L
ondres, fin du XIXème siècle. La journée s’écoule tranquillement pour Mme Stowner et sa domestique, Emma, jusqu’au moment où la sonnette retentit. Devant la porte, un homme attend, confus et maladroit. William Jones, aîné d’une riche famille de commerçants qui a réussi à intégrer la haute société anglaise, s’est enfin décidé à rendre visite à celle qui a été sa gouvernante. Malgré la courte durée de l’entrevue, le noble a remarqué la douceur et la gentillesse d’Emma. Épris, il tente alors de la revoir. Une tendre et chaste relation se noue entre les jeunes gens, sous l’œil bienveillant de l’ancienne préceptrice et les encouragements d’Hakim, le riche ami indien de William. Mais quel avenir peut bien avoir cette romance dans le monde si cloisonné qui est le leur ?
D’abord publiés par Kurokawa, les dix tomes de Emma sont repris, en intégrales (chacune reprenant deux volumes) cette fois, par Ki-oon dans sa collection Latitudes. Conçue avant Bride Stories, primé à Angoulême, cette série de Kaoru Mori met en scène une domestique qui s’éveille à l’amour et doit faire face au fossé qui sépare la gentry des gens du commun. Le présent opus narre la rencontre de l’héroïne et de son prétendant, tout en distillant les éléments qui, dès la deuxième moitié de l’album, viennent assombrir cette idylle naissante et laissent entrevoir de futurs obstacles.
À travers le destin de ces deux personnages, la mangaka dépeint avec justesse ce qu’a pu être une certaine existence durant l’ère victorienne, mais aussi l’importance de rapports de classe particulièrement prégnants. En intégrant Hakim, elle évoque également le prestigieux empire colonial britannique. Si le ton est évidemment posé, mesuré et que le drame d’une romance impossible se profile, le propos n’est cependant pas dépourvu d’une certaine légèreté. Cette dernière provient autant de la maladresse sentimentale et gestuelle des deux amoureux que de la présence du prince indien qui met son grain de sel partout et jouit – du moins en apparence – d’une bien plus grande liberté. L’ambiance n’a donc rien d'emprunté, malgré le cadre guindé du milieu mis en scène. Au contraire, le récit dégage douceur, affabilité, tendresse, alors même que Kaoru Mori ne manque pas, à plusieurs reprises, de souligner quelques étroitesses d’esprit et traits de caractère peu enviables.

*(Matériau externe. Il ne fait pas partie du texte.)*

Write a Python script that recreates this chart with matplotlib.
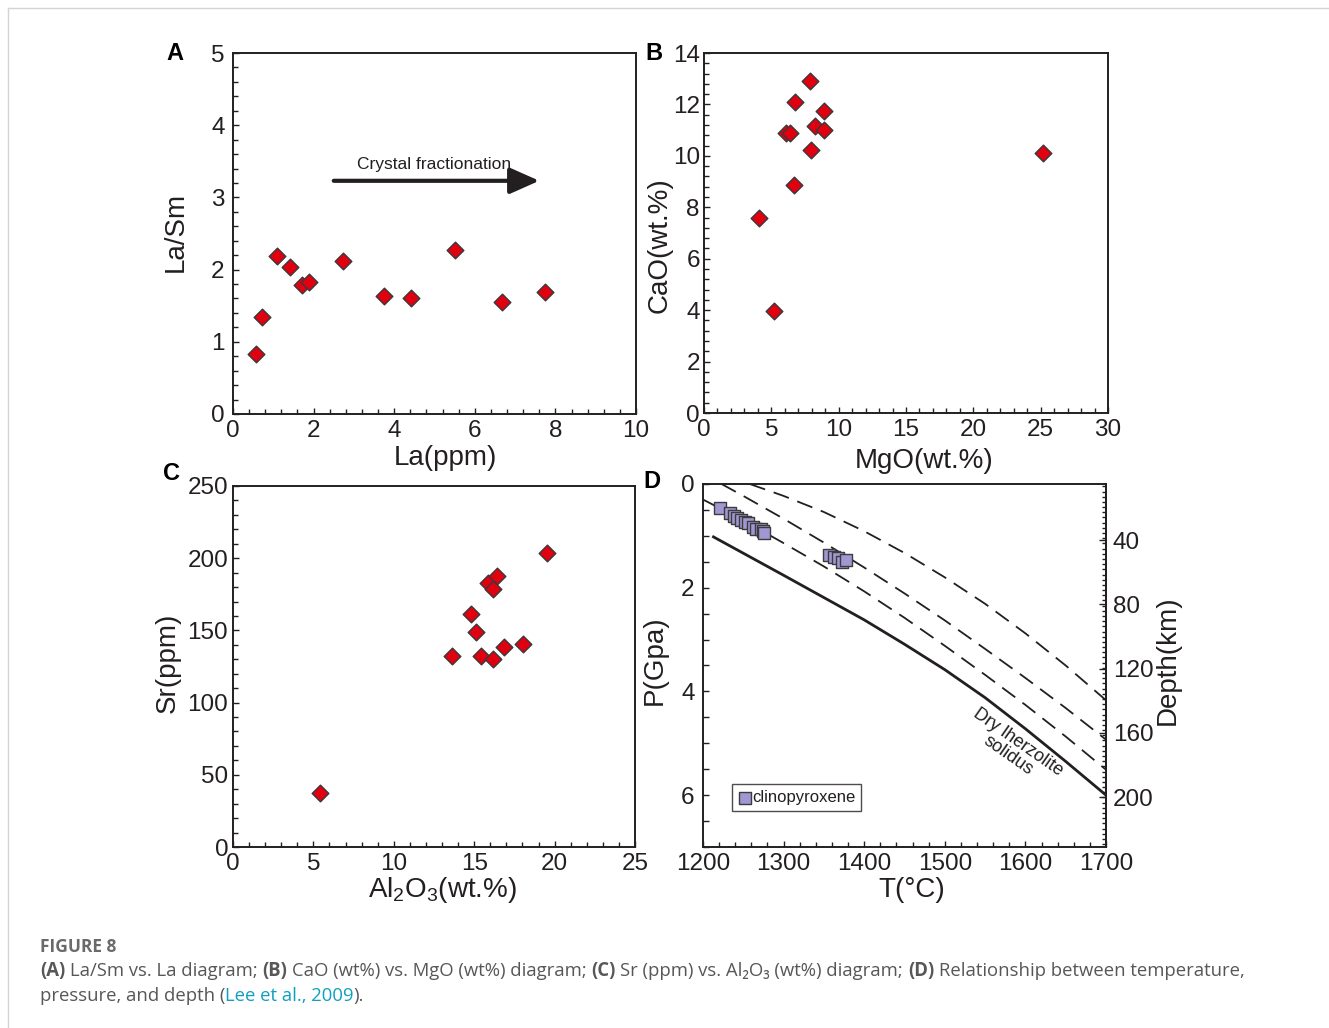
import matplotlib
matplotlib.use('Agg')
import matplotlib.pyplot as plt
from matplotlib.ticker import MultipleLocator, FixedLocator
from matplotlib.lines import Line2D

plt.rcParams['font.family'] = ['Liberation Sans', 'DejaVu Sans']
plt.rcParams['mathtext.fontset'] = 'custom'
plt.rcParams['mathtext.rm'] = 'Liberation Sans'
plt.rcParams['mathtext.it'] = 'Liberation Sans:italic'
plt.rcParams['mathtext.bf'] = 'Liberation Sans:bold'

INK = '#231f20'
RED = '#e00010'
LAV = '#a098d2'

# --- datos ---
# (A) La/Sm vs La
la_ppm = [0.58, 0.73, 1.08, 1.41, 1.70, 1.89, 2.72, 3.75, 4.41, 5.52, 6.68, 7.74]
la_sm = [0.83, 1.34, 2.19, 2.04, 1.79, 1.83, 2.12, 1.64, 1.60, 2.27, 1.55, 1.69]

# (B) CaO vs MgO
mgo = [4.09, 5.18, 6.12, 6.42, 6.67, 6.74, 7.86, 7.91, 8.23, 8.93, 8.93, 25.2]
cao = [7.58, 3.95, 10.89, 10.87, 8.87, 12.09, 12.92, 10.21, 11.15, 11.73, 11.02, 10.10]

# (C) Sr vs Al2O3
al2o3 = [5.39, 13.63, 14.77, 15.10, 15.41, 15.87, 16.39, 16.14, 16.18, 16.85, 18.05, 19.54]
sr = [37.4, 132.4, 161.7, 149.0, 132.4, 182.5, 187.8, 178.6, 130.5, 138.2, 140.5, 203.8]

# (D) T-P
cpx_T = [1221, 1233, 1238, 1242, 1247, 1252, 1256, 1262, 1266, 1272, 1274, 1276,
         1356, 1362, 1367, 1373, 1377]
cpx_P = [0.47, 0.55, 0.62, 0.66, 0.70, 0.73, 0.76, 0.82, 0.86, 0.87, 0.90, 0.94,
         1.37, 1.40, 1.42, 1.50, 1.47]

solidus_T = [1213, 1300, 1400, 1450, 1500, 1550, 1600, 1650, 1700]
solidus_P = [1.02, 1.76, 2.62, 3.09, 3.58, 4.12, 4.72, 5.35, 6.00]

dash1_T = [1200, 1250, 1300, 1350, 1400, 1450, 1500, 1550, 1600, 1650, 1700]
dash1_P = [0.30, 0.70, 1.14, 1.59, 2.07, 2.58, 3.12, 3.68, 4.26, 4.87, 5.51]
dash2_T = [1223, 1250, 1300, 1350, 1400, 1450, 1500, 1550, 1600, 1650, 1700]
dash2_P = [0.00, 0.23, 0.67, 1.13, 1.61, 2.11, 2.63, 3.18, 3.74, 4.32, 4.93]
dash3_T = [1258, 1300, 1350, 1400, 1450, 1500, 1550, 1600, 1650, 1700]
dash3_P = [0.00, 0.23, 0.54, 0.91, 1.33, 1.80, 2.31, 2.88, 3.50, 4.17]

depth_ticks = [40, 80, 120, 160, 200]

W, H = 1329, 1028
fig = plt.figure(figsize=(W / 100, H / 100), dpi=100)

TICK_FS = 17.5
LAB_FS = 20


def box(l, t, r, b):
    # caja en pixeles -> fracciones de figura
    return [l / W, 1 - b / H, (r - l) / W, (b - t) / H]


def estilo(ax, xmaj, xmin, ymaj, ymin, ypad):
    for s in ax.spines.values():
        s.set_color(INK)
        s.set_linewidth(1.4)
    ax.xaxis.set_major_locator(MultipleLocator(xmaj))
    ax.xaxis.set_minor_locator(MultipleLocator(xmin))
    ax.yaxis.set_major_locator(MultipleLocator(ymaj))
    ax.yaxis.set_minor_locator(MultipleLocator(ymin))
    ax.tick_params(which='both', direction='in', color=INK, width=1,
                   labelsize=TICK_FS, labelcolor=INK)
    ax.tick_params(which='major', length=4)
    ax.tick_params(which='minor', length=3.5)
    ax.tick_params(axis='x', pad=4)
    ax.tick_params(axis='y', pad=ypad)


def diamantes(ax, x, y):
    ax.scatter(x, y, marker='D', s=72, c=RED, edgecolors='#3a3a3a',
               linewidths=1, zorder=3, clip_on=False)


def etiquetas(ax, xl, xpos, yl, ypos):
    ax.text(xpos[0], xpos[1], xl, transform=ax.transAxes, ha='center',
            va='center', fontsize=LAB_FS, color=INK)
    ax.text(ypos[0], ypos[1], yl, transform=ax.transAxes, ha='center',
            va='center', fontsize=LAB_FS, color=INK, rotation=90)


# ---- A ----
axA = fig.add_axes(box(233, 53, 636, 414))
diamantes(axA, la_ppm, la_sm)
axA.set_xlim(0, 10)
axA.set_ylim(0, 5)
estilo(axA, 2, 0.4, 1, 0.2, 6)
axA.annotate('', xy=(7.6, 3.23), xytext=(2.5, 3.23),
             arrowprops=dict(arrowstyle='-|>,head_length=0.9,head_width=0.4',
                             lw=3, color=INK, mutation_scale=20,
                             shrinkA=0, shrinkB=0))
axA.text(4.98, 3.45, 'Crystal fractionation', ha='center', va='center',
         fontsize=12.5, color=INK)
etiquetas(axA, 'La(ppm)', (0.526, -0.122), 'La/Sm', (-0.141, 0.504))

# ---- B ----
axB = fig.add_axes(box(704, 53, 1108, 413))
diamantes(axB, mgo, cao)
axB.set_xlim(0, 30)
axB.set_ylim(0, 14)
estilo(axB, 5, 1, 2, 0.4, 3)
etiquetas(axB, 'MgO(wt.%)', (0.545, -0.133), 'CaO(wt.%)', (-0.109, 0.467))

# ---- C ----
axC = fig.add_axes(box(233, 486, 635, 847))
diamantes(axC, al2o3, sr)
axC.set_xlim(0, 25)
axC.set_ylim(0, 250)
estilo(axC, 5, 1, 50, 10, 3.5)
etiquetas(axC, r'Al$_{2}$O$_{3}$(wt.%)', (0.52, -0.119), 'Sr(ppm)', (-0.162, 0.51))

# ---- D ----
axD = fig.add_axes(box(703, 484, 1106, 847))
axD.plot(solidus_T, solidus_P, color=INK, lw=2)
for tt, pp in [(dash1_T, dash1_P), (dash2_T, dash2_P), (dash3_T, dash3_P)]:
    axD.plot(tt, pp, color=INK, lw=1.3, ls=(0, (9, 5)))
axD.scatter(cpx_T, cpx_P, marker='s', s=80, c=LAV, edgecolors='#3c3c3c',
            linewidths=1, zorder=3, label='clinopyroxene')
axD.set_xlim(1200, 1700)
axD.set_ylim(7, 0)
estilo(axD, 100, 20, 2, 0.5, 6)
axD.yaxis.set_major_locator(FixedLocator([0, 2, 4, 6]))
axD.tick_params(axis='y', which='both', length=4)
axD.text(1585, 5.1, 'Dry lherzolite\nsolidus', rotation=-35,
         rotation_mode='anchor', ha='center', va='center', fontsize=13,
         color=INK, linespacing=0.95)
leg = axD.legend(loc='lower left', bbox_to_anchor=(0.072, 0.099),
                 borderaxespad=0, fontsize=12, frameon=True, fancybox=False,
                 handletextpad=0.05, borderpad=0.35, handlelength=0.8,
                 scatterpoints=1)
leg.get_frame().set_edgecolor(INK)
leg.get_frame().set_linewidth(1)
for t in leg.get_texts():
    t.set_color(INK)

sec = axD.secondary_yaxis('right', functions=(lambda p: p * 32.3 + 5,
                                              lambda d: (d - 5) / 32.3))
sec.set_yticks(depth_ticks)
sec.yaxis.set_minor_locator(MultipleLocator(3.23))
sec.tick_params(which='both', direction='in', color=INK, width=1,
                labelsize=TICK_FS, labelcolor=INK, pad=5)
sec.tick_params(which='major', length=5)
sec.tick_params(which='minor', length=3)
sec.spines['right'].set_color(INK)
sec.spines['right'].set_linewidth(1.4)
etiquetas(axD, 'T(°C)', (0.519, -0.119), 'P(Gpa)', (-0.119, 0.515))
axD.text(1.152, 0.515, 'Depth(km)', transform=axD.transAxes, ha='center',
         va='center', fontsize=LAB_FS, color=INK, rotation=90)

# letras de panel
for letra, (px, py) in {'A': (175, 53), 'B': (654, 53),
                        'C': (172, 474), 'D': (652, 481)}.items():
    fig.text(px / W, 1 - py / H, letra, ha='center', va='center',
             fontsize=17, fontweight='bold', color='black')

# marco gris de la pagina
fig.add_artist(Line2D([8 / W, 1], [1 - 8 / H, 1 - 8 / H], color='#d4d4d4', lw=1))
fig.add_artist(Line2D([8 / W, 8 / W], [0, 1 - 8 / H], color='#d4d4d4', lw=1))

# ---- leyenda de la figura ----
GRIS = '#575757'
AZUL = '#0fa0bd'
CAPF = ['Open Sans', 'DejaVu Sans']
renderer = fig.canvas.get_renderer()
cap_size = 13.35


def ancho(s, bold=False):
    t = fig.text(0, 0, s, fontsize=cap_size, family=CAPF,
                 fontweight='bold' if bold else 'normal')
    w = t.get_window_extent(renderer).width
    t.remove()
    return w


esp = ancho('n n') - ancho('nn')


def renglon(ypix, partes):
    x = 40.0
    for s, bold, color in partes:
        lead = len(s) - len(s.lstrip(' '))
        trail = len(s) - len(s.rstrip(' '))
        x += lead * esp
        core = s.strip(' ')
        t = fig.text(x / W, 1 - ypix / H, core, fontsize=cap_size, family=CAPF,
                     fontweight='bold' if bold else 'normal', color=color,
                     va='baseline')
        x += t.get_window_extent(renderer).width + trail * esp


fig.text(40 / W, 1 - 952 / H, 'FIGURE 8', fontsize=12.5, family=CAPF,
         fontweight='bold', color='#6a6a6a', va='baseline')
renglon(976, [('(A)', True, GRIS), (' La/Sm vs. La diagram; ', False, GRIS),
              ('(B)', True, GRIS), (' CaO (wt%) vs. MgO (wt%) diagram; ', False, GRIS),
              ('(C)', True, GRIS), (' Sr (ppm) vs. Al₂O₃ (wt%) diagram; ', False, GRIS),
              ('(D)', True, GRIS), (' Relationship between temperature,', False, GRIS)])
renglon(1001, [('pressure, and depth (', False, GRIS),
               ('Lee et al., 2009', False, AZUL), (').', False, GRIS)])

fig.savefig('out.png', dpi=100, facecolor='white')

Côté dessin, le trait possède une élégance certaine, bien qu’il s’avère un peu statique. Le travail sur les tenues est soigné et précis, les cadrages relativement variés tout en restant très classiques, et le découpage aéré assure une grande aisance de lecture. Néanmoins, le fait que la nouvelle mouture proposée par Ki-oon bénéficie d’un format plus grand dessert en partie le graphisme, car les cases montrant des gros plans sur les visages paraissent malheureusement un peu vides.
Pour ceux qui n’avaient pas pu de découvrir l’univers victorien d’Emma lors de la première publication du titre, voici une belle occasion de s'y frotter. Les autres se replongeront avec plaisir dans cette histoire au charme légèrement désuet.
Je le revendique haut et fort : j’adore les histoires de romance ! Je suis un grand fan par exemples des œuvres de Nicholas Sparks car je collectionne tous les films tirés de son œuvre. J’aime quand les films de lovers me font pleurer à l'image de Nos étoiles contraires. Cela va à l’encontre des critiques qui généralement cassent ce genre qui a mauvaise presse. A l’inverse et curieusement, les critiques louent assez souvent les comédies. Pourtant, savoir faire pleurer est également tout un art comme savoir faire rire.
Ce qui m’a plu dans Emma, c’est que cela paraît être une histoire intemporelle même si l’action se situe dans l’Angleterre victorienne. Il s’agit de l’amour impossible entre deux membres de castes différentes. Le ton est donné dans le premier tome lorsque le père Jones indique qu’il y a bien un Royaume-Unis sur le papier mais en réalité deux pays différents: celui de la bourgeoisie et celui du petit peuple. L’amour peut-il transcender les classes sociales ? C’est bien le thème de ce manga.
La formule est toujours la même, les passages obligés sont toujours les mêmes, les clichés sont toujours les mêmes mais c'est tellement bon, tellement confortable de se replonger dans ce genre de manga ultra-romantiques, complètement premier degré et qui s'assument comme tels. Ce manga fait ce qu’on lui demande : nous transporter dans une histoire d’amour avec une attachante et belle petite soubrette comme héroïne.